▶ **Stated task**: Repeat, exactly and completely, the material that follows. Omit the pictures.

▶ **Recorded data**:

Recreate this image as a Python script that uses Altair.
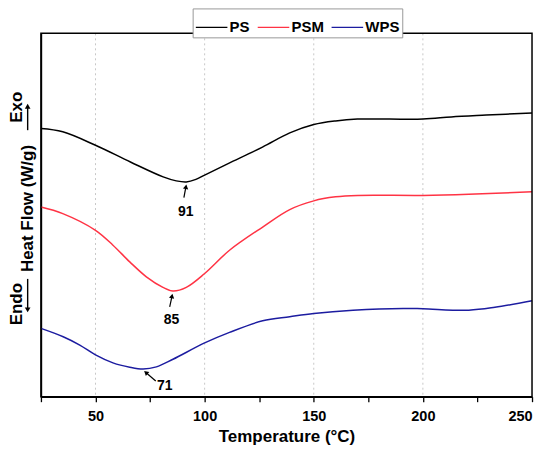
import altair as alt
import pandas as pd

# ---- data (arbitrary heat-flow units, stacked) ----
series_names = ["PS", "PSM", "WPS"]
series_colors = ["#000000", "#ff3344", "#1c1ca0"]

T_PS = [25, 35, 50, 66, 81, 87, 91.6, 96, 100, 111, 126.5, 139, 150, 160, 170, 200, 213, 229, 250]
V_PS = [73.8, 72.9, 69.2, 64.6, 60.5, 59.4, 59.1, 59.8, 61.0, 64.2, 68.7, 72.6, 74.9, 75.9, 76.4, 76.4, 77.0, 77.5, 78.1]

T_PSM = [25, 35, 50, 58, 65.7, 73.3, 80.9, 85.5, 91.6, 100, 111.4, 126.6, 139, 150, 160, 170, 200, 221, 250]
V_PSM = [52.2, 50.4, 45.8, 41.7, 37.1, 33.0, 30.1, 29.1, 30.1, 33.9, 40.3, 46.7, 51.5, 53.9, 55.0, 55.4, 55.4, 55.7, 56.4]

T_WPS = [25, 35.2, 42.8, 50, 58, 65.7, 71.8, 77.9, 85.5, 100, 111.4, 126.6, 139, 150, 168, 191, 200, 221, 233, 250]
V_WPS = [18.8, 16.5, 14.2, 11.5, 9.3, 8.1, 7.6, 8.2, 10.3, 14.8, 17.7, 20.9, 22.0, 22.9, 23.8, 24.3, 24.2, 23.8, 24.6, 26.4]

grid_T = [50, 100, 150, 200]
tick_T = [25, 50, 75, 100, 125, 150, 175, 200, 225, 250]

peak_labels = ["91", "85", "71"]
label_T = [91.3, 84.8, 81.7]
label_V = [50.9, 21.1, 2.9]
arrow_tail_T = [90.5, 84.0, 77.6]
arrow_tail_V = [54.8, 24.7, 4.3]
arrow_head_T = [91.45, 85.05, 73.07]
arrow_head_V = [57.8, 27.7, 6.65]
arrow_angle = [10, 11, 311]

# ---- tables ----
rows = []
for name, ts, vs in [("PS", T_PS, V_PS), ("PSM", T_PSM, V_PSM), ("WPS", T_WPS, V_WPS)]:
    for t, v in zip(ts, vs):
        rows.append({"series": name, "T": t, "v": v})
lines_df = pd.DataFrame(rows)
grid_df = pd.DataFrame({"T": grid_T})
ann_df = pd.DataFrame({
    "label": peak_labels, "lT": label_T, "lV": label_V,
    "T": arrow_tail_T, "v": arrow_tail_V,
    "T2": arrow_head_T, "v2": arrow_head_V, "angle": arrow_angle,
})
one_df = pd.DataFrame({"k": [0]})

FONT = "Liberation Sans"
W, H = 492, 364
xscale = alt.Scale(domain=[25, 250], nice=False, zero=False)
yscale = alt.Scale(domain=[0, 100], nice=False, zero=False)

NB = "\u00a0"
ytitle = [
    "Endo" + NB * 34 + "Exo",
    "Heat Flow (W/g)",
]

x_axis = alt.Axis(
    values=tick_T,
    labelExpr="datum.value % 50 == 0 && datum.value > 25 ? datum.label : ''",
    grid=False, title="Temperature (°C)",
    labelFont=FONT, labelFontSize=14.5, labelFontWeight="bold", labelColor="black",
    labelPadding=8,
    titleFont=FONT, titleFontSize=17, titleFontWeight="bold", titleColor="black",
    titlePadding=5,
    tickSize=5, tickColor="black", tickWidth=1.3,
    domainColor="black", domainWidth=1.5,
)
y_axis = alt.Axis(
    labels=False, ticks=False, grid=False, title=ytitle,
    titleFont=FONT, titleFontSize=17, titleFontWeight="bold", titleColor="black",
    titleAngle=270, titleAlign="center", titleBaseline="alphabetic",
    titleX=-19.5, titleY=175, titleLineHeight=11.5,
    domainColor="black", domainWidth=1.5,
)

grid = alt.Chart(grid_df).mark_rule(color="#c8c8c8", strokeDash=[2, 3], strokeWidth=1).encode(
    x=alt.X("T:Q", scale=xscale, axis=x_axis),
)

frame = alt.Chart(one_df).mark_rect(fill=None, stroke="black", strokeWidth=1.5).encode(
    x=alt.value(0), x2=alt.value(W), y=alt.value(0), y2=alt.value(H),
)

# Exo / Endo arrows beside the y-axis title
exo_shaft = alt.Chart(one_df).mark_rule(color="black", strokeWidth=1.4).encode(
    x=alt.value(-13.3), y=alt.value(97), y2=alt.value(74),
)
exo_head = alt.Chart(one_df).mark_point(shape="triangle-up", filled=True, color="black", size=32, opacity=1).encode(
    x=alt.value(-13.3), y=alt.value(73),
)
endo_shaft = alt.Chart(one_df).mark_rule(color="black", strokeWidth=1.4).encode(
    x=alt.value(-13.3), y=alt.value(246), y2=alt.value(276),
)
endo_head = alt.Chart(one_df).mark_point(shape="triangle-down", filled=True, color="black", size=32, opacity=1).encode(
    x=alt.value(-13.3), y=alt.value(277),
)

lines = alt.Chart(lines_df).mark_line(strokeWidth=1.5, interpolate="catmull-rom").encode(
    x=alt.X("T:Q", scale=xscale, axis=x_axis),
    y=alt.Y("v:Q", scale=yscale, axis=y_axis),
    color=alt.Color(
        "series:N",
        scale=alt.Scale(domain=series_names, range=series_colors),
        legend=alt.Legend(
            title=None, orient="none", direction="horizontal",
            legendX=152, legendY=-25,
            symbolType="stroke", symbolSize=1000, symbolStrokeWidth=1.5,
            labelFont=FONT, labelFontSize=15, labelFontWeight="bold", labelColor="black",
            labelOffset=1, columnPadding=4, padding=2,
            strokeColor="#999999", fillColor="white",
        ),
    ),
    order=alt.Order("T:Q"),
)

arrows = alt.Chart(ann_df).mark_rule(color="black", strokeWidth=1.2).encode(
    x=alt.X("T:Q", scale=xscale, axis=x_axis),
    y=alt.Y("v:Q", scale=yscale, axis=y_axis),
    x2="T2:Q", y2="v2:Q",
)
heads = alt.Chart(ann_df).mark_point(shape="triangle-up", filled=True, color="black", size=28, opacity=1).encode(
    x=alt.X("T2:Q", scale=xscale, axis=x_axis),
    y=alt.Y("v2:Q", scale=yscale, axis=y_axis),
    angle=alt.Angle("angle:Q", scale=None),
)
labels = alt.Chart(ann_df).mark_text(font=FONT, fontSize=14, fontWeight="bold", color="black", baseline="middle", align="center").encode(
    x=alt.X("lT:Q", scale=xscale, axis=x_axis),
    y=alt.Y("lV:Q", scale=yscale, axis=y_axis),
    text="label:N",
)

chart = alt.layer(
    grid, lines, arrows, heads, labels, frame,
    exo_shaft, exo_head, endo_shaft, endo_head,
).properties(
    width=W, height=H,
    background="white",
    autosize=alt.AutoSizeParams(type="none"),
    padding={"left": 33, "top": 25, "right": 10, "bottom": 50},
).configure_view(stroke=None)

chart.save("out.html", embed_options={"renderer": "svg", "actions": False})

▶ **The result**:
Recreate this image as a Python script that uses Altair.
import altair as alt
import pandas as pd

# ---- data (arbitrary heat-flow units, stacked) ----
series_names = ["PS", "PSM", "WPS"]
series_colors = ["#000000", "#ff3344", "#1c1ca0"]

T_PS = [25, 35, 50, 66, 81, 87, 91.6, 96, 100, 111, 126.5, 139, 150, 160, 170, 200, 213, 229, 250]
V_PS = [73.8, 72.9, 69.2, 64.6, 60.5, 59.4, 59.1, 59.8, 61.0, 64.2, 68.7, 72.6, 74.9, 75.9, 76.4, 76.4, 77.0, 77.5, 78.1]

T_PSM = [25, 35, 50, 58, 65.7, 73.3, 80.9, 85.5, 91.6, 100, 111.4, 126.6, 139, 150, 160, 170, 200, 221, 250]
V_PSM = [52.2, 50.4, 45.8, 41.7, 37.1, 33.0, 30.1, 29.1, 30.1, 33.9, 40.3, 46.7, 51.5, 53.9, 55.0, 55.4, 55.4, 55.7, 56.4]

T_WPS = [25, 35.2, 42.8, 50, 58, 65.7, 71.8, 77.9, 85.5, 100, 111.4, 126.6, 139, 150, 168, 191, 200, 221, 233, 250]
V_WPS = [18.8, 16.5, 14.2, 11.5, 9.3, 8.1, 7.6, 8.2, 10.3, 14.8, 17.7, 20.9, 22.0, 22.9, 23.8, 24.3, 24.2, 23.8, 24.6, 26.4]

grid_T = [50, 100, 150, 200]
tick_T = [25, 50, 75, 100, 125, 150, 175, 200, 225, 250]

peak_labels = ["91", "85", "71"]
label_T = [91.3, 84.8, 81.7]
label_V = [50.9, 21.1, 2.9]
arrow_tail_T = [90.5, 84.0, 77.6]
arrow_tail_V = [54.8, 24.7, 4.3]
arrow_head_T = [91.45, 85.05, 73.07]
arrow_head_V = [57.8, 27.7, 6.65]
arrow_angle = [10, 11, 311]

# ---- tables ----
rows = []
for name, ts, vs in [("PS", T_PS, V_PS), ("PSM", T_PSM, V_PSM), ("WPS", T_WPS, V_WPS)]:
    for t, v in zip(ts, vs):
        rows.append({"series": name, "T": t, "v": v})
lines_df = pd.DataFrame(rows)
grid_df = pd.DataFrame({"T": grid_T})
ann_df = pd.DataFrame({
    "label": peak_labels, "lT": label_T, "lV": label_V,
    "T": arrow_tail_T, "v": arrow_tail_V,
    "T2": arrow_head_T, "v2": arrow_head_V, "angle": arrow_angle,
})
one_df = pd.DataFrame({"k": [0]})

FONT = "Liberation Sans"
W, H = 492, 364
xscale = alt.Scale(domain=[25, 250], nice=False, zero=False)
yscale = alt.Scale(domain=[0, 100], nice=False, zero=False)

NB = "\u00a0"
ytitle = [
    "Endo" + NB * 34 + "Exo",
    "Heat Flow (W/g)",
]

x_axis = alt.Axis(
    values=tick_T,
    labelExpr="datum.value % 50 == 0 && datum.value > 25 ? datum.label : ''",
    grid=False, title="Temperature (°C)",
    labelFont=FONT, labelFontSize=14.5, labelFontWeight="bold", labelColor="black",
    labelPadding=8,
    titleFont=FONT, titleFontSize=17, titleFontWeight="bold", titleColor="black",
    titlePadding=5,
    tickSize=5, tickColor="black", tickWidth=1.3,
    domainColor="black", domainWidth=1.5,
)
y_axis = alt.Axis(
    labels=False, ticks=False, grid=False, title=ytitle,
    titleFont=FONT, titleFontSize=17, titleFontWeight="bold", titleColor="black",
    titleAngle=270, titleAlign="center", titleBaseline="alphabetic",
    titleX=-19.5, titleY=175, titleLineHeight=11.5,
    domainColor="black", domainWidth=1.5,
)

grid = alt.Chart(grid_df).mark_rule(color="#c8c8c8", strokeDash=[2, 3], strokeWidth=1).encode(
    x=alt.X("T:Q", scale=xscale, axis=x_axis),
)

frame = alt.Chart(one_df).mark_rect(fill=None, stroke="black", strokeWidth=1.5).encode(
    x=alt.value(0), x2=alt.value(W), y=alt.value(0), y2=alt.value(H),
)

# Exo / Endo arrows beside the y-axis title
exo_shaft = alt.Chart(one_df).mark_rule(color="black", strokeWidth=1.4).encode(
    x=alt.value(-13.3), y=alt.value(97), y2=alt.value(74),
)
exo_head = alt.Chart(one_df).mark_point(shape="triangle-up", filled=True, color="black", size=32, opacity=1).encode(
    x=alt.value(-13.3), y=alt.value(73),
)
endo_shaft = alt.Chart(one_df).mark_rule(color="black", strokeWidth=1.4).encode(
    x=alt.value(-13.3), y=alt.value(246), y2=alt.value(276),
)
endo_head = alt.Chart(one_df).mark_point(shape="triangle-down", filled=True, color="black", size=32, opacity=1).encode(
    x=alt.value(-13.3), y=alt.value(277),
)

lines = alt.Chart(lines_df).mark_line(strokeWidth=1.5, interpolate="catmull-rom").encode(
    x=alt.X("T:Q", scale=xscale, axis=x_axis),
    y=alt.Y("v:Q", scale=yscale, axis=y_axis),
    color=alt.Color(
        "series:N",
        scale=alt.Scale(domain=series_names, range=series_colors),
        legend=alt.Legend(
            title=None, orient="none", direction="horizontal",
            legendX=152, legendY=-25,
            symbolType="stroke", symbolSize=1000, symbolStrokeWidth=1.5,
            labelFont=FONT, labelFontSize=15, labelFontWeight="bold", labelColor="black",
            labelOffset=1, columnPadding=4, padding=2,
            strokeColor="#999999", fillColor="white",
        ),
    ),
    order=alt.Order("T:Q"),
)

arrows = alt.Chart(ann_df).mark_rule(color="black", strokeWidth=1.2).encode(
    x=alt.X("T:Q", scale=xscale, axis=x_axis),
    y=alt.Y("v:Q", scale=yscale, axis=y_axis),
    x2="T2:Q", y2="v2:Q",
)
heads = alt.Chart(ann_df).mark_point(shape="triangle-up", filled=True, color="black", size=28, opacity=1).encode(
    x=alt.X("T2:Q", scale=xscale, axis=x_axis),
    y=alt.Y("v2:Q", scale=yscale, axis=y_axis),
    angle=alt.Angle("angle:Q", scale=None),
)
labels = alt.Chart(ann_df).mark_text(font=FONT, fontSize=14, fontWeight="bold", color="black", baseline="middle", align="center").encode(
    x=alt.X("lT:Q", scale=xscale, axis=x_axis),
    y=alt.Y("lV:Q", scale=yscale, axis=y_axis),
    text="label:N",
)

chart = alt.layer(
    grid, lines, arrows, heads, labels, frame,
    exo_shaft, exo_head, endo_shaft, endo_head,
).properties(
    width=W, height=H,
    background="white",
    autosize=alt.AutoSizeParams(type="none"),
    padding={"left": 33, "top": 25, "right": 10, "bottom": 50},
).configure_view(stroke=None)

chart.save("out.html", embed_options={"renderer": "svg", "actions": False})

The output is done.